The last may be a clue. Are you sure that it isn't a Unicode
UTF-8 byte order mark (BOF)? It would appear as "?".
That's the first thing that occurred to me as well---that's why I
asked about his toolset. If he's outputting wchar_t Unicode,
the library could very well insert a BOM at the start of the
file; who knows how another tool, which thought it was reading
char data, might interpret this.
Your suggestion of a BOM somehow converted to UTF-8 is a good
one, however, since one of the bytes would be 0xBF, which is the
inverted question mark.

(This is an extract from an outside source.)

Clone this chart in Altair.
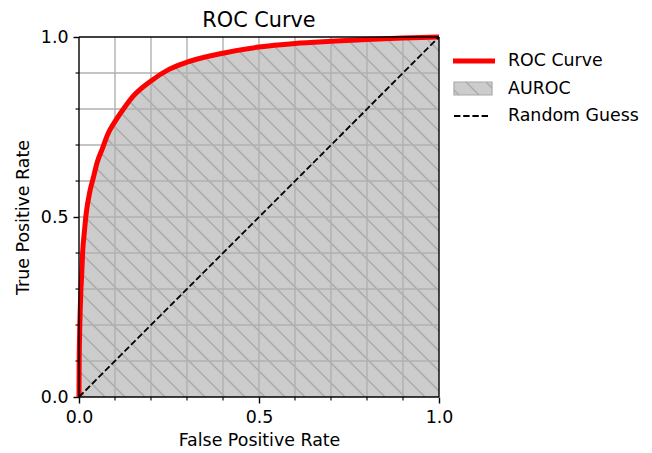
import altair as alt
import pandas as pd

# ---------------- data ----------------
fpr = [0.0, 0.0005, 0.001, 0.002, 0.003, 0.005, 0.0075, 0.01, 0.015, 0.02, 0.03,
       0.04, 0.05, 0.065, 0.08, 0.10, 0.12, 0.15, 0.20, 0.25, 0.30, 0.40, 0.50,
       0.60, 0.70, 0.80, 0.90, 1.0]
tpr = [0.0, 0.10, 0.14, 0.19, 0.23, 0.29, 0.34, 0.40, 0.46, 0.51, 0.57,
       0.61, 0.65, 0.69, 0.73, 0.765, 0.795, 0.835, 0.878, 0.91, 0.93, 0.955, 0.972,
       0.982, 0.988, 0.993, 0.997, 1.0]
guess_fpr = [0.0, 1.0]
guess_tpr = [0.0, 1.0]
major_ticks = [0.0, 0.5, 1.0]
minor_ticks = [0.1, 0.2, 0.3, 0.4, 0.6, 0.7, 0.8, 0.9]
grid_values = [0.1, 0.2, 0.3, 0.4, 0.5, 0.6, 0.7, 0.8, 0.9]
legend_labels = ["ROC Curve", "AUROC", "Random Guess"]
chart_title = "ROC Curve"
x_title = "False Positive Rate"
y_title = "True Positive Rate"

# ---------------- styling ----------------
W = H = 360
FONT = "DejaVu Sans"
FS = 17.4
HATCH_STEP = 20.0 / W
GRID_COLOR = "#b0b0b0"
HATCH_COLOR = "#a8a8a8"
FILL_COLOR = "#cccccc"

curve = pd.DataFrame({"fpr": fpr, "tpr": tpr, "zero": 0.0, "one": 1.0})
guess = pd.DataFrame({"fpr": guess_fpr, "tpr": guess_tpr})
grid_df = pd.DataFrame({"v": grid_values})
minor_df = pd.DataFrame({"v": minor_ticks})
one = pd.DataFrame({"k": [0]})

# hatch pattern ("\\" lines) laid over the whole plot, later masked above the curve
n_h = int(2 / HATCH_STEP) + 2
offs = [HATCH_STEP * (k + 0.3) for k in range(n_h)]
hatch = pd.DataFrame({"x0": [c - 1 for c in offs], "y0": [1.0] * n_h,
                      "x1": offs, "y1": [0.0] * n_h})

scale = alt.Scale(domain=[0, 1], nice=False, zero=False)
common_axis = dict(values=major_ticks, format=".1f", grid=False, domain=False,
                   tickSize=6, tickWidth=1.4, tickColor="black",
                   labelFont=FONT, labelFontSize=FS, labelColor="black",
                   labelPadding=5, labelFlush=False,
                   titleFont=FONT, titleFontSize=FS, titleFontWeight="normal",
                   titleColor="black")
x_axis = alt.Axis(title=x_title, titlePadding=6, **common_axis)
y_axis = alt.Axis(title=y_title, titlePadding=8, **common_axis)


def X(f):
    return alt.X(f, type="quantitative", scale=scale, axis=x_axis)


def Y(f):
    return alt.Y(f, type="quantitative", scale=scale, axis=y_axis)


gray_area = alt.Chart(curve).mark_area(interpolate="monotone", color=FILL_COLOR).encode(
    x=X("fpr"), y=Y("tpr"), y2="zero")

hatch_lines = alt.Chart(hatch).mark_rule(clip=True, color=HATCH_COLOR, strokeWidth=1.4).encode(
    x=X("x0"), y=Y("y0"), x2="x1", y2="y1")

white_mask = alt.Chart(curve).mark_area(interpolate="monotone", color="white").encode(
    x=X("fpr"), y=Y("tpr"), y2="one")

grid_v = alt.Chart(grid_df).mark_rule(color=GRID_COLOR, strokeWidth=1.4).encode(
    x=X("v"), y=alt.value(0), y2=alt.value(H))
grid_h = alt.Chart(grid_df).mark_rule(color=GRID_COLOR, strokeWidth=1.4).encode(
    y=Y("v"), x=alt.value(0), x2=alt.value(W))

roc_line = alt.Chart(curve).mark_line(interpolate="monotone", color="red", strokeWidth=5).encode(
    x=X("fpr"), y=Y("tpr"))

guess_line = alt.Chart(guess).mark_line(color="black", strokeWidth=1.8, strokeDash=[6.4, 2.8]).encode(
    x=X("fpr"), y=Y("tpr"))

minor_x = alt.Chart(minor_df).mark_rule(clip=False, color="black", strokeWidth=1.1).encode(
    x=X("v"), y=alt.value(H), y2=alt.value(H + 3.5))
minor_y = alt.Chart(minor_df).mark_rule(clip=False, color="black", strokeWidth=1.1).encode(
    y=Y("v"), x=alt.value(0), x2=alt.value(-3.5))

spine_style = dict(color="black", strokeWidth=1.4, clip=False)
spines = [
    alt.Chart(one).mark_rule(**spine_style).encode(x=alt.value(0), x2=alt.value(W), y=alt.value(0)),
    alt.Chart(one).mark_rule(**spine_style).encode(x=alt.value(0), x2=alt.value(W), y=alt.value(H)),
    alt.Chart(one).mark_rule(**spine_style).encode(x=alt.value(0), y=alt.value(0), y2=alt.value(H)),
    alt.Chart(one).mark_rule(**spine_style).encode(x=alt.value(W), y=alt.value(0), y2=alt.value(H)),
]

# ---------------- manual legend ----------------
LX0, LX1, TX = W + 15, W + 55, W + 69
rows = [24, 51.5, 79]
legend = [
    alt.Chart(one).mark_rule(color="red", strokeWidth=5, clip=False).encode(
        x=alt.value(LX0 - 1), x2=alt.value(LX1 + 1), y=alt.value(rows[0])),
    alt.Chart(one).mark_rect(fill=FILL_COLOR, stroke="#a8a8a8", strokeWidth=1.2, clip=False).encode(
        x=alt.value(LX0), x2=alt.value(LX1 - 2), y=alt.value(rows[1] - 6.5), y2=alt.value(rows[1] + 6.5)),
    alt.Chart(one).mark_rule(color="black", strokeWidth=1.8, strokeDash=[6.4, 2.8], clip=False).encode(
        x=alt.value(LX0), x2=alt.value(LX1 - 4), y=alt.value(rows[2])),
]
# hatch strokes inside the legend patch
px0, px1, py0, py1 = LX0, LX1 - 2, rows[1] - 6.5, rows[1] + 6.5
for a in [px0 - 8, px0 + 12, px0 + 32]:
    xs = max(a, px0)
    xe = min(a + (py1 - py0), px1)
    if xe > xs:
        legend.append(alt.Chart(one).mark_rule(color=HATCH_COLOR, strokeWidth=1.2, clip=False).encode(
            x=alt.value(xs), x2=alt.value(xe),
            y=alt.value(py0 + (xs - a)), y2=alt.value(py0 + (xe - a))))
for lab, ry in zip(legend_labels, rows):
    legend.append(alt.Chart(one).mark_text(align="left", baseline="middle", font=FONT,
                                           fontSize=FS, color="black", clip=False).encode(
        x=alt.value(TX), y=alt.value(ry), text=alt.value(lab)))

chart = alt.layer(
    gray_area, hatch_lines, white_mask, grid_v, grid_h, roc_line, guess_line,
    *spines, minor_x, minor_y, *legend
).properties(
    width=W, height=H,
    title=alt.Title(chart_title, font=FONT, fontSize=20.8, fontWeight="normal",
                    color="black", anchor="middle", frame="group", offset=-5),
    padding={"left": 6, "top": 2, "right": 0, "bottom": 3},
).configure(font=FONT).configure_view(strokeWidth=0)

chart.save("out.html", embed_options={"renderer": "svg", "actions": False})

In UTF-8, a BOM is illegal, and should
never be output, but if he's outputting UTF-16, which is being
naïvely converted to UTF-8, I wouldn't be surprised to see it.
Check out <
http://en.wikipedia.org/wiki/Byte_order_mark>. As
to how it gets there, and whether you should leave it there or
remove it, well, anyone's guess without knowing much about
your program, data, processing etc., but it's most likely not
a C++ issue.
Well, it's sort of a C++ issue, in that the committee is
addressing it: the next version of C++ will (conditionally?)
have two types, char16_t and char32_t, which are guaranteed to
be UTF-16 and UTF-32 (if they are present). But anything
involving character encodings will of necessity go beyond
language issues---there's no way C++ can have anything to do
with e.g. the encodings of the fonts in your printer.